「極楽」は大乗、テーラワーダは「天国」

日本で生まれ育つと、生まれた時から日本仏教がしみ込んでいて、自分が知っている「仏教」が、本家本元の仏教とかけ離れた物と知ることができません。だからそれが普通で、普遍的と思っています。日本仏教の知識がほとんどなく、いきなりタイ仏教の本の翻訳を始めた時、何の疑念もなく、日本で使われている仏教用語を訳語として使いましたが、理解が進むうちに、ブッダが話された言葉の正しい訳語ではないと思い始め、次第に確信に変わっていきました。

   

それまで「色」と訳されていたルーパを「形」にし、「如来」と訳されていたタターガタを「如行」にし、四梵寿、四無量寿などを四梵住、四無量住など、本来の意味と違うと思う言葉や漢字を、それより良いと考える言葉や漢字に変えてきました。
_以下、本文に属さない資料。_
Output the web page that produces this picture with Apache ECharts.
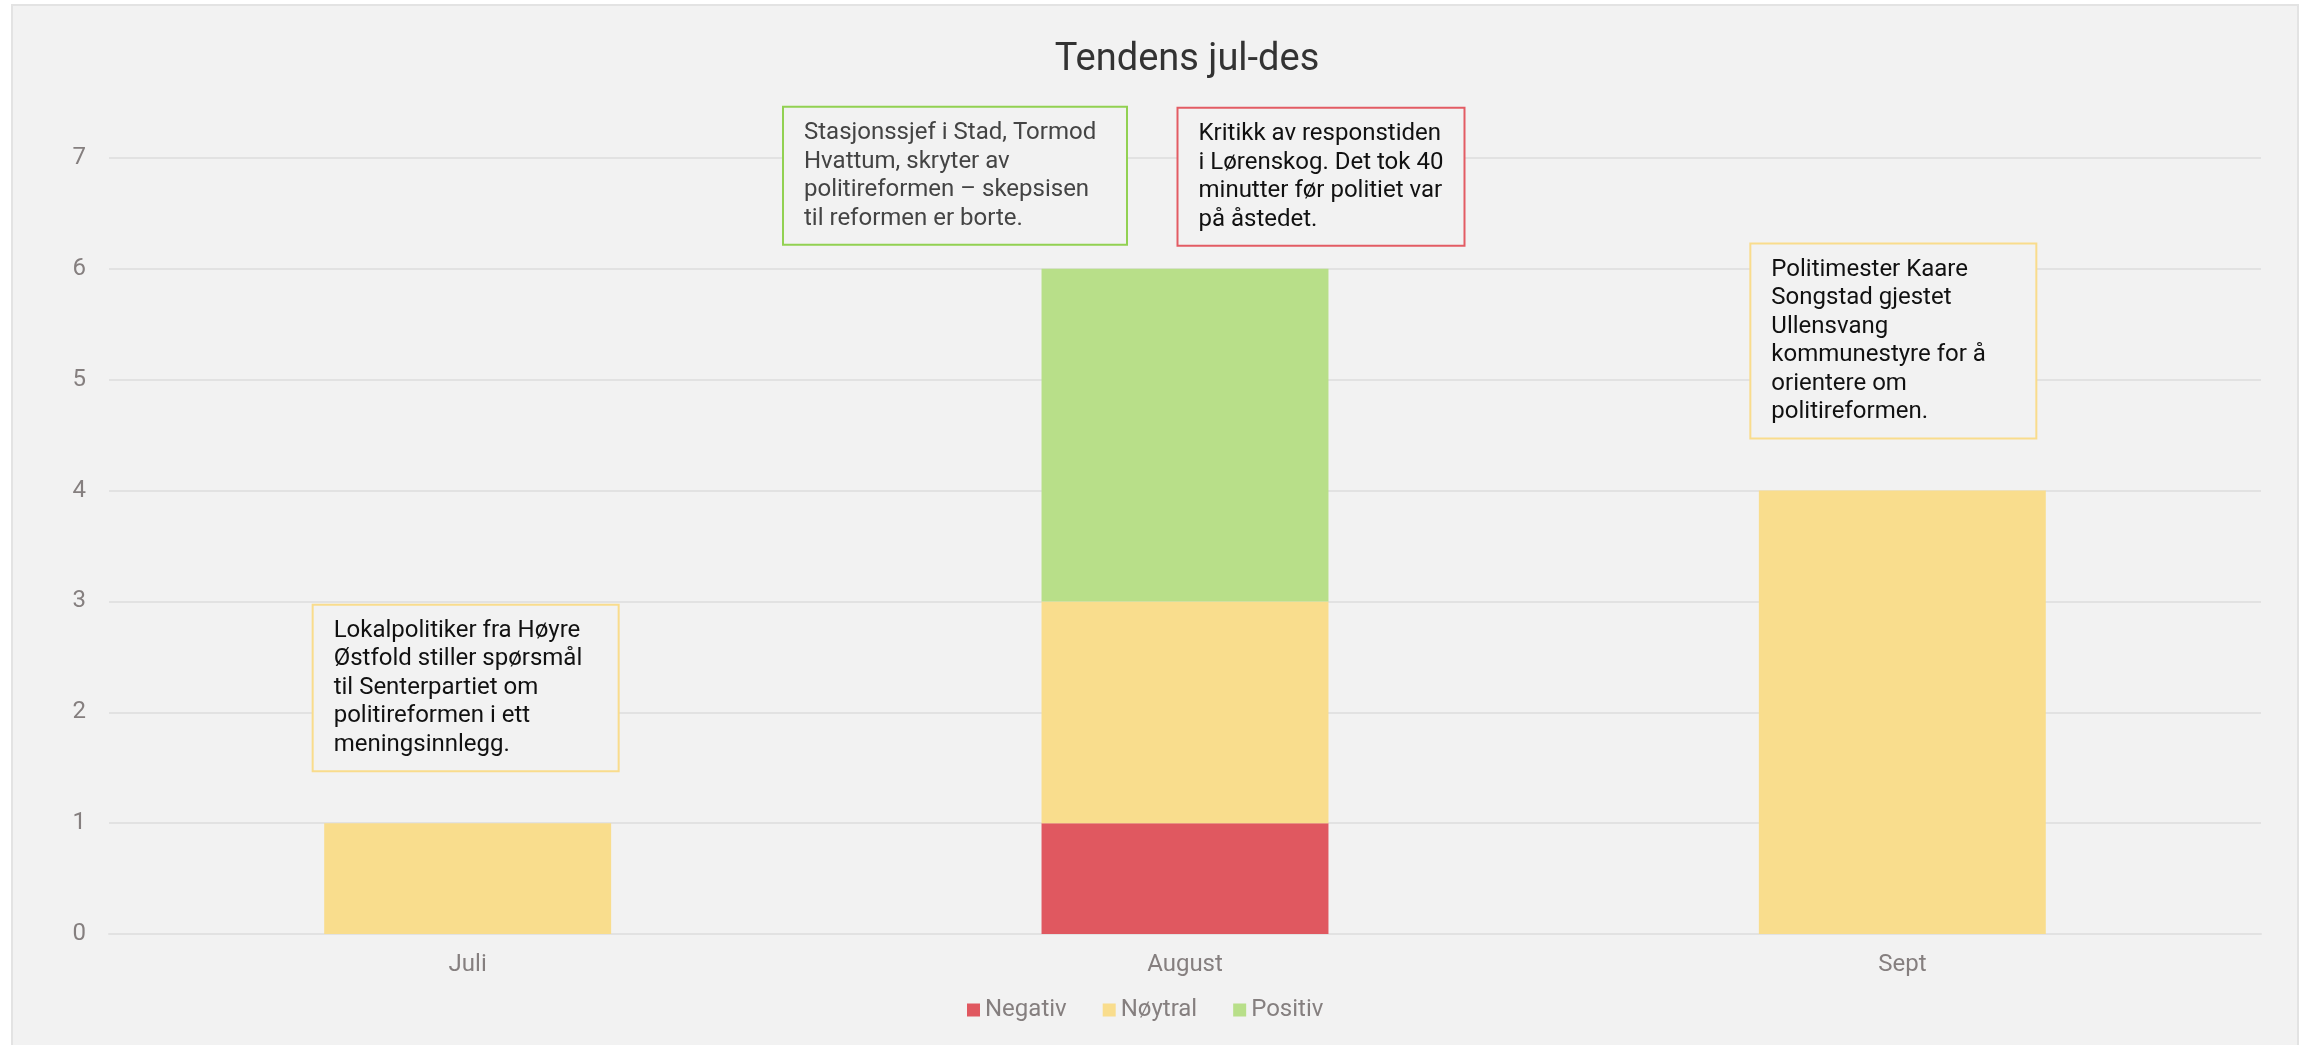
<!DOCTYPE html>
<html>
<head>
<meta charset="utf-8">
<script src="https://cdn.jsdelivr.net/npm/echarts@6/dist/echarts.min.js"></script>
<style>
  html, body { margin: 0; padding: 0; background: #fff; overflow: hidden; }
  #frame { position: absolute; left: 11px; top: 4px; width: 2288px; height: 1060px;
           background: #f2f2f2; border: 2px solid #e3e3e3; box-sizing: border-box; }
  #chart { position: absolute; left: 0; top: 0; width: 2313px; height: 1045px; }
</style>
</head>
<body>
<div id="frame"></div>
<div id="chart"></div>
<script>
// data
const categories = ['Juli', 'August', 'Sept'];
const negativ = [0, 1, 0];
const noytral = [1, 2, 4];
const positiv = [0, 3, 0];

const notes = [
  { cat: 'Juli', kind: 'noytral',
    text: 'Lokalpolitiker fra Høyre\nØstfold stiller spørsmål\ntil Senterpartiet om\npolitireformen i ett\nmeningsinnlegg.' },
  { cat: 'August', kind: 'positiv',
    text: 'Stasjonssjef i Stad, Tormod\nHvattum, skryter av\npolitireformen – skepsisen\ntil reformen er borte.' },
  { cat: 'August', kind: 'negativ',
    text: 'Kritikk av responstiden\ni Lørenskog. Det tok 40\nminutter før politiet var\npå åstedet.' },
  { cat: 'Sept', kind: 'noytral',
    text: 'Politimester Kaare\nSongstad gjestet\nUllensvang\nkommunestyre for å\norientere om\npolitireformen.' }
];

// layout of the note boxes, relative to the top of each stack
const noteLayout = [
  { dx: -2, dy: -53, width: 264, color: '#111' },
  { dx: -230, dy: -25, width: 302, color: '#444' },
  { dx: 136, dy: -24, width: 245, color: '#111' },
  { dx: -9, dy: -53, width: 244, color: '#111' }
];
const PAD = 20;

const colors = { negativ: '#e05860', noytral: '#f9dd8d', positiv: '#b8df89' };
const borders = { negativ: '#e35c64', noytral: '#f9dc8c', positiv: '#92d152' };
const FONT = 'Roboto';

const chart = echarts.init(document.getElementById('chart'));

const option = {
  animation: false,
  backgroundColor: 'transparent',
  textStyle: { fontFamily: FONT },
  title: {
    text: 'Tendens jul-des',
    left: 1182,
    textAlign: 'center',
    top: 36,
    textStyle: { fontFamily: FONT, fontSize: 38, fontWeight: 'normal', color: '#333' }
  },
  legend: {
    left: 962,
    top: 993,
    icon: 'rect',
    itemWidth: 13,
    itemHeight: 13,
    itemGap: 36,
    textStyle: { fontFamily: FONT, fontSize: 24, color: '#857f7f' },
    data: ['Negativ', 'Nøytral', 'Positiv']
  },
  grid: { left: 109, right: 52, top: 158, bottom: 111 },
  xAxis: {
    type: 'category',
    data: categories,
    axisTick: { show: false },
    axisLine: { lineStyle: { color: '#e2e2e2', width: 2 } },
    axisLabel: { fontFamily: FONT, fontSize: 24, color: '#857f7f', margin: 19 }
  },
  yAxis: {
    type: 'value',
    min: 0,
    max: 7,
    interval: 1,
    axisLabel: { fontFamily: FONT, fontSize: 24, color: '#857f7f', margin: 23 },
    splitLine: { lineStyle: { color: '#e2e2e2', width: 2 } }
  },
  series: [
    { name: 'Negativ', type: 'bar', stack: 's', barWidth: '40%', data: negativ,
      itemStyle: { color: colors.negativ } },
    { name: 'Nøytral', type: 'bar', stack: 's', barWidth: '40%', data: noytral,
      itemStyle: { color: colors.noytral } },
    { name: 'Positiv', type: 'bar', stack: 's', barWidth: '40%', data: positiv,
      itemStyle: { color: colors.positiv } }
  ]
};

chart.setOption(option);

// place the note boxes above each stack, text left-aligned inside
const graphics = notes.map((n, i) => {
  const idx = categories.indexOf(n.cat);
  const total = negativ[idx] + noytral[idx] + positiv[idx];
  const p = chart.convertToPixel({ xAxisIndex: 0, yAxisIndex: 0 }, [n.cat, total]);
  const l = noteLayout[i];
  return {
    type: 'text',
    x: p[0] + l.dx - (l.width + 2 * PAD) / 2,
    y: p[1] + l.dy,
    z: 100,
    style: {
      text: n.text,
      font: '24px ' + FONT,
      fill: l.color,
      lineHeight: 28.5,
      width: l.width,
      align: 'left',
      verticalAlign: 'bottom',
      backgroundColor: '#f2f2f2',
      borderColor: borders[n.kind],
      borderWidth: 2,
      padding: [11, PAD, 11, PAD]
    }
  };
});

chart.setOption({ graphic: graphics });
</script>
</body>
</html>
そして最近、「極楽」という言葉は、パーリにある「サワンカ」、あるいはタイ語の「サワン」の訳語と違うのではないかと気づきました。

 

極楽は(大乗、あるいは日本の)仏教で、善行をした人が、死後に行くと考えられている世界ですが、パーリ語の「サワンカ」は、ヒンドゥー教にも、キリスト教にも、どの宗教にも使うことができ、仏教だけでないので、「天国」という言葉の方が相応しいと感じます。

 

大乗の極楽は一度行けば、永遠に住むことができるといわれていますが、ブッダの仏教のサワン、あるいはサワンカはしばらくの間で、一定の時間が過ぎれば、また別の世界に移動しなければなりません。

 

そう思うに至って、自分は大乗の用語はブッダの仏教の言葉と同じではないと気づいて何年も経つのに、未だにそれに気づかずに「極楽」と訳していたことに、ちょっと驚きました。文化というものは空気のように人の心に染み込んで、それが日本だけ、あるいはある地域だけの物であることに気づけません。

 

日本人は仏教の教祖を釈迦、お釈迦様、釈尊と呼んでいますが、それは日本だけで、南伝仏教の人や世界の人が、仏教の教祖は釈迦と認めている訳ではありません。

 

南伝仏教には、律蔵、法蔵、論蔵から成る三蔵と呼ぶ聖典があり、大乗には一切経大蔵経と呼ぶ聖典があります。三蔵という名を知らずに、彼らが小乗と呼ぶ仏教の聖典である三蔵を「南伝大蔵経」と呼んでいる人が結構います。これを例えれば、聖書を「耶蘇大蔵経」と呼ぶようなもので、三蔵は大蔵経の元になっている聖典なので、それ以上です。

 

また「僧侶」という言葉、あるいは人も日本仏教独特のもので、南伝仏教の僧は「僧」あるいは「サンガ」であり、日本以外の大乗仏教も僧と呼んでいて、僧侶という言葉は聞いたことがありません。僧侶という呼び方は、江戸時代に国教になった時、住民を管理する役所の働きをするようになり、庶民の相談役である僧、あるいは幕府や大名の顧問である僧を、「僧侶」と呼ぶようになったのではないかと推測します。

   

それはともかく、「僧侶」と呼ばれる人は日本以外の宗教にいないのに、キリスト教の僧侶、タイの僧侶、ビルマの僧侶などと呼んでいるのを聞くと、そう呼んでいる人は、僧侶という言葉はすべての宗教共通と見ていることが分かります。

 

また、南伝仏教の出家や在家が仏像の前で額づく行為を、NHKの番組で「祈る」「祈り」という言葉で表現しているのを、何度も見たことがあります。これも、「人は自分にある考えでしか、他人を見ることができない」と感じます。庶民の中には、祈っている人もいるかもしれませんが、そしてそういう人たちも仏教徒と呼びますが、南伝仏教、あるいはブッダの仏教には「祈り」はありません。仏像に祈って何かをお願いするのでなく、自分がブッダの教えの実践者であること、ブッダの跡を追っていることを忘れないために、ブッダの像に象徴されている「知る人、目覚めた人、明るい人」であることに礼拝しています。

 

生家は臨済宗でしたが、家は仏壇を維持するだけで、だれも熱心でなく、自分は日本仏教に染まったことはないと考えていましたが、生まれながらに「日本仏教」という宗教の教団員なので、その文化による摺り込みのない目で見ることは、考えているよりはるかに難しいと感じました。